Many initially got involved more because of their dislike of socialism than because of any particular sympathy of liberty and free market economy. Due to the fall of liberal conservatism, the philosophical and moral tools and the social theory are lacking, since the body of ideas has not been further developed for decades. Then it became easy to get into authoritarian ideas, the left seems to get more upset by them.
The meeting at Mont Pèlerin was wise to choose ”not establishing a pedantic and hindering orthodoxy”. The society would keep the toolbox of freedom stocked for the future, as it increases the likelihood that the tools of liberty will be used for important political decisions.
However, the way forward can not be just about showing that trade is not a zero-sum game, that ethnic diversity is an asset and not an expense, that independent courts and media are vital to democracy and that global cooperation between free societies provides peace and prosperity.
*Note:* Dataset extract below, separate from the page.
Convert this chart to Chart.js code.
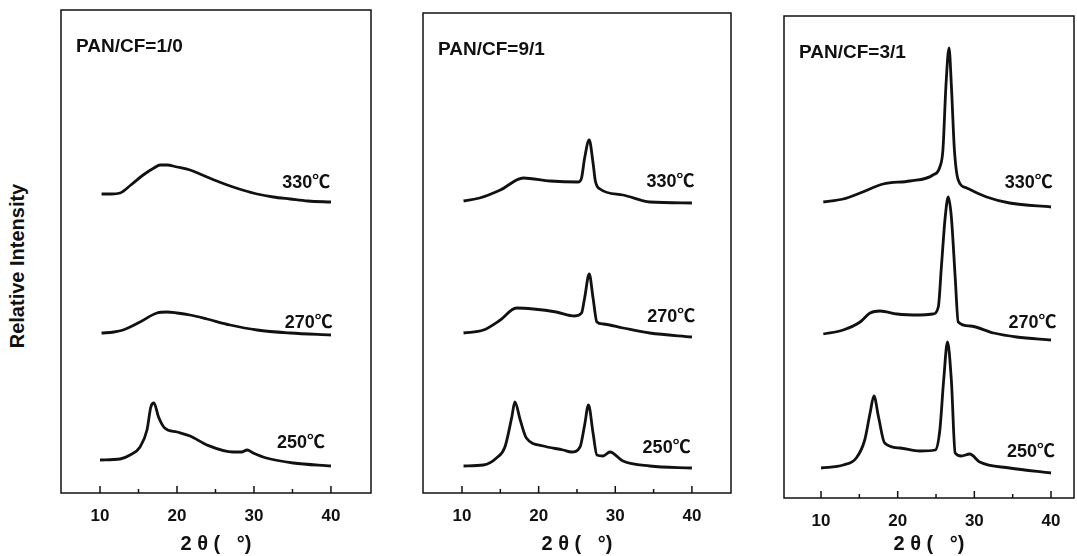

It is not enough to be anti-antiglobalistic, antisocialist and antipaternalistic. It is not enough to be reactive.
The secret fear of old radicals is to win, as they conclude that no radicals will be needed after that. The 2010s showed that it is necessary to think strategically about one’s own ideas, create one’s own issues in the public debate, and review which institutions are functional for the future and which ones should be created.